Shree Lal Joshi (5 March 1931 – 2 March 2018) was an Indian Chippa caste artist of phad painting, a form of popular folk painting of Rajasthan.

==Life==
Joshi was born on 5 March 1931 at Shahpura in Bhilwara district in a family widely known as the traditional artists of phad painting for the last few centuries. His father Ramchandra Joshi initiated him into this traditional art at the age of 13. He discovered many new techniques and painted quite original and meaningful compositions. He was also renowned for his fresco-style wall paintings as well as Phad. He received the National Award for his Wall Painting at Crafts Museum, New Delhi. Elephant, horses, lions, and women with pitchers on their heads were the usual motifs of his painting.

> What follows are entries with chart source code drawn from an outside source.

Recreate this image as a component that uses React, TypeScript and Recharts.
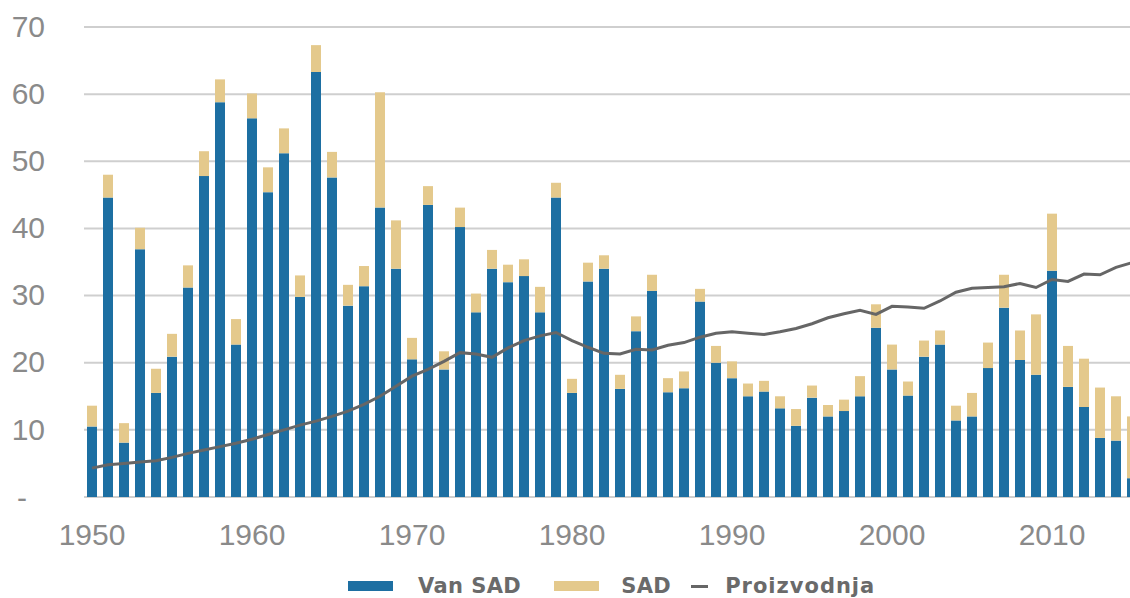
import React from "react";
import {
  Bar,
  CartesianGrid,
  ComposedChart,
  Legend,
  Line,
  XAxis,
  YAxis,
} from "recharts";

const years = [
  1950, 1951, 1952, 1953, 1954, 1955, 1956, 1957, 1958, 1959,
  1960, 1961, 1962, 1963, 1964, 1965, 1966, 1967, 1968, 1969,
  1970, 1971, 1972, 1973, 1974, 1975, 1976, 1977, 1978, 1979,
  1980, 1981, 1982, 1983, 1984, 1985, 1986, 1987, 1988, 1989,
  1990, 1991, 1992, 1993, 1994, 1995, 1996, 1997, 1998, 1999,
  2000, 2001, 2002, 2003, 2004, 2005, 2006, 2007, 2008, 2009,
  2010, 2011, 2012, 2013, 2014, 2015,
];

// Van SAD (blue)
const vanSad = [
  10.5, 44.6, 8.1, 36.9, 15.5, 20.9, 31.2, 47.8, 58.8, 22.7,
  56.4, 45.4, 51.2, 29.8, 63.3, 47.6, 28.5, 31.4, 43.1, 34.0,
  20.5, 43.5, 19.0, 40.2, 27.5, 34.0, 32.0, 32.9, 27.5, 44.6,
  15.5, 32.1, 34.0, 16.1, 24.7, 30.7, 15.6, 16.2, 29.1, 20.0,
  17.7, 15.0, 15.7, 13.2, 10.6, 14.8, 12.0, 12.8, 15.0, 25.2,
  19.0, 15.1, 20.9, 22.7, 11.4, 12.0, 19.2, 28.2, 20.4, 18.2,
  33.7, 16.4, 13.4, 8.8, 8.4, 2.8,
];

// SAD (tan)
const sad = [
  3.1, 3.4, 2.9, 3.2, 3.6, 3.4, 3.3, 3.7, 3.4, 3.8,
  3.7, 3.7, 3.7, 3.2, 4.0, 3.8, 3.1, 3.0, 17.2, 7.2,
  3.2, 2.8, 2.7, 2.9, 2.8, 2.8, 2.6, 2.5, 3.8, 2.2,
  2.1, 2.8, 2.0, 2.1, 2.2, 2.4, 2.1, 2.5, 1.9, 2.5,
  2.5, 1.9, 1.6, 1.8, 2.5, 1.8, 1.7, 1.7, 3.0, 3.5,
  3.7, 2.1, 2.4, 2.1, 2.2, 3.5, 3.8, 4.9, 4.4, 9.0,
  8.5, 6.1, 7.2, 7.5, 6.6, 9.2,
];

// Proizvodnja (line)
const proizvodnja = [
  4.3, 4.8, 5.0, 5.2, 5.4, 5.9, 6.5, 7.0, 7.5, 8.0,
  8.6, 9.3, 10.0, 10.7, 11.3, 12.0, 12.8, 13.8, 15.0, 16.5,
  18.0, 19.0, 20.2, 21.5, 21.3, 20.8, 22.2, 23.3, 24.0, 24.5,
  23.3, 22.3, 21.4, 21.3, 22.0, 21.9, 22.6, 23.0, 23.8, 24.4,
  24.6, 24.4, 24.2, 24.6, 25.1, 25.8, 26.7, 27.3, 27.8, 27.2,
  28.4, 28.3, 28.1, 29.2, 30.5, 31.1, 31.2, 31.3, 31.8, 31.2,
  32.4, 32.1, 33.2, 33.1, 34.2, 34.9,
];

const yTicks = [0, 10, 20, 30, 40, 50, 60, 70];

const BLUE = "#1d6fa2";
const TAN = "#e4c98c";
const LINE = "#666666";

const data = years.map((year, i) => ({
  year,
  van: vanSad[i],
  sad: sad[i],
  proizvodnja: proizvodnja[i],
}));

const YTick = (props: any) => {
  const { y, payload } = props;
  if (payload.value === 0) {
    return (
      <text x={22} y={y} dy="0.355em" textAnchor="middle" fill="#8a8a8a"
        fontSize={30} fontFamily="Liberation Sans, Arial, sans-serif">
        -
      </text>
    );
  }
  return (
    <text x={45} y={y - 1} dy="0.355em" textAnchor="end" fill="#8a8a8a"
      fontSize={30} fontFamily="Liberation Sans, Arial, sans-serif">
      {payload.value}
    </text>
  );
};

const legendText: React.CSSProperties = {
  fontFamily: "DejaVu Sans, Verdana, sans-serif",
  fontWeight: "bold",
  fontSize: 21,
  color: "#6a6a6a",
};

const LegendContent = () => (
  <div
    style={{
      display: "flex",
      alignItems: "center",
      height: 24,
      paddingLeft: 348,
      lineHeight: "24px",
    }}
  >
    <span style={{ width: 45, height: 10, background: BLUE, display: "inline-block" }} />
    <span style={{ ...legendText, marginLeft: 25, letterSpacing: 0.4 }}>Van SAD</span>
    <span style={{ width: 45, height: 10, background: TAN, display: "inline-block", marginLeft: 33 }} />
    <span style={{ ...legendText, marginLeft: 22, letterSpacing: 0.4 }}>SAD</span>
    <span style={{ width: 17, height: 3, background: LINE, display: "inline-block", marginLeft: 20 }} />
    <span style={{ ...legendText, marginLeft: 17, letterSpacing: 1 }}>Proizvodnja</span>
  </div>
);

export default function App() {
  return (
    <div
      style={{
        position: "absolute",
        left: 0,
        top: 0,
        width: 1130,
        height: 598,
        overflow: "hidden",
        background: "#fff",
      }}
    >
      <ComposedChart
        width={1145}
        height={598}
        data={data}
        margin={{ top: 27, right: 5, left: 0, bottom: 0 }}
        barSize={10}
      >
        <CartesianGrid vertical={false} stroke="#cfcfcf" strokeWidth={2} />
        <XAxis
          dataKey="year"
          interval={9}
          height={77}
          tickLine={false}
          axisLine={false}
          tickSize={0}
          tickMargin={27}
          tick={{ fill: "#8a8a8a", fontSize: 30, fontFamily: "Liberation Sans, Arial, sans-serif" }}
        />
        <YAxis
          width={84}
          domain={[0, 70]}
          ticks={yTicks}
          tickLine={false}
          axisLine={false}
          tick={<YTick />}
        />
        <Legend
          verticalAlign="bottom"
          content={<LegendContent />}
          wrapperStyle={{ left: 0, width: 1130, height: 24 }}
        />
        <Bar dataKey="van" name="Van SAD" stackId="a" fill={BLUE} isAnimationActive={false} />
        <Bar dataKey="sad" name="SAD" stackId="a" fill={TAN} isAnimationActive={false} />
        <Line
          dataKey="proizvodnja"
          name="Proizvodnja"
          type="linear"
          stroke={LINE}
          strokeWidth={3}
          dot={false}
          isAnimationActive={false}
        />
      </ComposedChart>
    </div>
  );
}
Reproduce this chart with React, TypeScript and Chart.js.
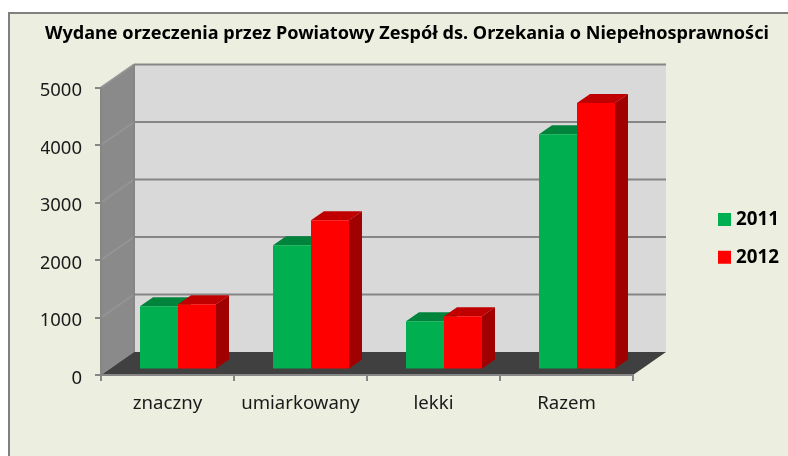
import React, { useEffect, useRef } from "react";
import { Chart, registerables } from "chart.js";

Chart.register(...registerables);

const categories = ["znaczny", "umiarkowany", "lekki", "Razem"];
const seriesNames = ["2011", "2012"];
const values2011 = [1099, 2162, 840, 4092];
const values2012 = [1135, 2597, 927, 4637];
const titleText = "Wydane orzeczenia przez Powiatowy Zespół ds. Orzekania o Niepełnosprawności";

const FRONT = ["#00b050", "#ff0000"];
const TOP = ["#00843c", "#c00000"];
const SIDE = ["#006c32", "#a00000"];
const GRID = "#868686";
const FONT = "'Noto Sans'";

const WALL_DX = 33;
const WALL_DY = -23;
const BAR_SHIFT_X = 10.5;
const BAR_SHIFT_Y = -5.5;
const BAR_DX = 13;
const BAR_DY = -9;

const poly = (ctx: CanvasRenderingContext2D, pts: number[][], fill: string) => {
  ctx.beginPath();
  pts.forEach(([x, y], i) => (i ? ctx.lineTo(x, y) : ctx.moveTo(x, y)));
  ctx.closePath();
  ctx.fillStyle = fill;
  ctx.fill();
};

const scene3d = {
  id: "scene3d",
  afterLayout(chart: any) {
    const t = chart.titleBlock;
    t.left = 45;
    t.right = 788;
    const l = chart.legend;
    l.left = 703.5;
    l.right = 788;
    l.top = 191;
    l.bottom = 300;
  },
  beforeDraw(chart: any) {
    const ctx: CanvasRenderingContext2D = chart.ctx;
    const { left, right, top, bottom } = chart.chartArea;
    const y = chart.scales.y;
    ctx.save();
    ctx.fillStyle = "#ecefdf";
    ctx.fillRect(0, 0, chart.width, chart.height);
    ctx.fillStyle = "#ffffff";
    ctx.fillRect(0, 0, chart.width, 12);
    ctx.fillRect(0, 0, 8, chart.height);
    ctx.fillStyle = "#808080";
    ctx.fillRect(8, 12, chart.width - 8, 2);
    ctx.fillRect(8, 12, 2, chart.height - 12);

    const bx = WALL_DX;
    const by = WALL_DY;
    poly(ctx, [[left + bx, top + by], [right + bx, top + by], [right + bx, bottom + by], [left + bx, bottom + by]], "#d9d9d9");
    poly(ctx, [[left, top], [left + bx, top + by], [left + bx, bottom + by], [left, bottom]], "#8a8a8a");
    poly(ctx, [[left, bottom], [left + bx, bottom + by], [right + bx, bottom + by], [right, bottom]], "#404040");

    ctx.lineWidth = 2;
    for (const tick of y.ticks) {
      const py = y.getPixelForValue(tick.value);
      if (tick.value === 0) continue;
      ctx.strokeStyle = "#949494";
      ctx.beginPath();
      ctx.moveTo(left, py);
      ctx.lineTo(left + bx, py + by);
      ctx.stroke();
      ctx.strokeStyle = GRID;
      ctx.beginPath();
      ctx.moveTo(left + bx, py + by);
      ctx.lineTo(right + bx, py + by);
      ctx.stroke();
    }
    ctx.strokeStyle = GRID;
    ctx.beginPath();
    ctx.moveTo(left + bx, top + by);
    ctx.lineTo(left + bx, bottom + by);
    ctx.stroke();
    ctx.restore();
  },
  beforeDatasetsDraw(chart: any) {
    const ctx: CanvasRenderingContext2D = chart.ctx;
    ctx.save();
    ctx.translate(BAR_SHIFT_X, BAR_SHIFT_Y);
    chart.data.datasets.forEach((_: any, d: number) => {
      chart.getDatasetMeta(d).data.forEach((bar: any) => {
        const { x, y, base, width } = bar.getProps(["x", "y", "base", "width"], true);
        const l = x - width / 2;
        const r = x + width / 2;
        poly(ctx, [[l, y], [l + BAR_DX, y + BAR_DY], [r + BAR_DX, y + BAR_DY], [r, y]], TOP[d]);
        poly(ctx, [[r, y], [r + BAR_DX, y + BAR_DY], [r + BAR_DX, base + BAR_DY], [r, base]], SIDE[d]);
      });
    });
  },
  afterDatasetsDraw(chart: any) {
    chart.ctx.restore();
  },
};

export default function App() {
  const ref = useRef<HTMLCanvasElement>(null);
  useEffect(() => {
    const chart = new Chart(ref.current as HTMLCanvasElement, {
      type: "bar",
      data: {
        labels: categories,
        datasets: [
          { label: seriesNames[0], data: values2011, backgroundColor: FRONT[0], borderWidth: 0, categoryPercentage: 0.5714, barPercentage: 1 },
          { label: seriesNames[1], data: values2012, backgroundColor: FRONT[1], borderWidth: 0, categoryPercentage: 0.5714, barPercentage: 1 },
        ],
      },
      options: {
        responsive: false,
        animation: false,
        layout: { padding: { left: 41, right: 155, top: 0, bottom: 0 } },
        plugins: {
          tooltip: { enabled: false },
          title: {
            display: true,
            text: titleText,
            align: "start",
            color: "#000000",
            font: { family: FONT, size: 18.1, weight: "bold" },
            padding: { top: 23, bottom: 42.8 },
          },
          legend: {
            display: true,
            position: "chartArea",
            align: "start",
            labels: {
              color: "#000000",
              font: { family: FONT, size: 18.8, weight: "bold" },
              boxWidth: 4,
              boxHeight: 4,
              padding: 19,
              generateLabels: (c: any) =>
                c.data.datasets.map((ds: any, i: number) => ({
                  text: ds.label,
                  fillStyle: ds.backgroundColor,
                  strokeStyle: ds.backgroundColor,
                  lineWidth: 9,
                  datasetIndex: i,
                  hidden: false,
                })),
            },
          },
        },
        scales: {
          x: {
            afterFit: (s: any) => { s.height = 81; },
            grid: { drawOnChartArea: false, drawTicks: true, tickLength: 6, color: GRID, lineWidth: 2 },
            border: { display: true, color: GRID, width: 2 },
            ticks: { color: "#1a1a1a", font: { family: FONT, size: 18.6 }, padding: 12, maxRotation: 0, autoSkip: false },
          },
          y: {
            min: 0,
            max: 5000,
            afterFit: (s: any) => { s.width = 60; },
            grid: { drawOnChartArea: false, drawTicks: true, tickLength: 6, color: GRID, lineWidth: 2 },
            border: { display: true, color: GRID, width: 2 },
            ticks: { stepSize: 1000, color: "#1a1a1a", font: { family: FONT, size: 18.5 }, padding: 13, labelOffset: 3.5, callback: (v: any) => String(v) },
          },
        },
      },
      plugins: [scene3d],
    } as any);
    return () => chart.destroy();
  }, []);
  return <canvas ref={ref} width={788} height={456} style={{ position: "absolute", left: 0, top: 0, display: "block" }} />;
}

To begin with his experimentation, he introduced and composed small phad paintings with new themes for this traditional art-form based on the episodes of the Devnarayan Mahagatha, the battle of Haldighati and the jauhar (self-immolation) of Padmini, the lives of Maharana Pratap, Prithvi Raj Chouhan, Rani Hadi, Padmini, Dhola Maru, Amar Singh Rathore, Buddha, Mahavira and the narratives from the Gitagovindam, the Ramayana, the Mahabharata and the Kumarasambhava. Tukras (Small pieces) paintings were introduced by him. Apart from the Bhopas, the traditional phad singer-priests, buyers of his works include the art connoisseurs, tourists, private and Government emporia and private art galleries. His works have been also found in the collections of various museums, which include National Museum, Indira Gandhi National Art Museum, National Craft Museum and Sanskriti Museum in New Delhi, Hare Krishna Museum, Kurushetra, Bhartia Lok Kala Mandal, Udaipur, Jawahar Kala Kendra, Jaipur, Linden Museum, Germany, Leforet Museum, Japan, Albert Museum, London, Landes Museum, Austria, Smith Sonian Museum, Washington, Syracuse University, USA Etenografisca Museum, Stockholm, and also in the museums of Singapore, Germany, Netherlands and France.

His sons, Kalyan and Gopal are also notable artists of this art form. Kalyan Joshi's phad paintings are now adorning prime minister Narendra Modi's office walls.

==Awards and honours==
A long association with Komal Kothari, Kapila Vatsyayan and Jyotindra Jain inspired Joshi to experiment and innovate. He earned many international and national awards. He received the Padma Shri award in 2006 and the Shilpaguru award (2007). The Government of India issued a Rs. 5/- postal stamp on his famous creation- Phad of Shri Devnarayan.

===International Awards===
- SAARC International Award, Islamabad
- Black Magician Award, German Festival, Stuttgart

===National Awards===
- National Merit Award, New Delhi, 1969,'72,'74
- National Award, 1984
- Silver Award, Bhartiya Lok Kala Mandal, 1979
- Kala Shree Award, Haryana Government, 1989
- Bhuwalka Public Welfare Award, Marudhara Institute, Calcutta, 1994
- Padma Shri Award, New Delhi, 2006
- Sangeet Shyamla Award, Kolkata, 2007
- Shilpaguru Award, 2007

==Documentaries on his works==
- "The Folklore" by Mani Kaul
- "Phad Painting & Shri Lal Joshi" by Lalit Kala Academy
- "Painted Epics of Rajasthan" by Door Darshan
- "Twenty four Bagrwat Bros. & Lord Dev narayan" by J.C. Miller
- "Phad Paintings of Rajasthan" by BBC.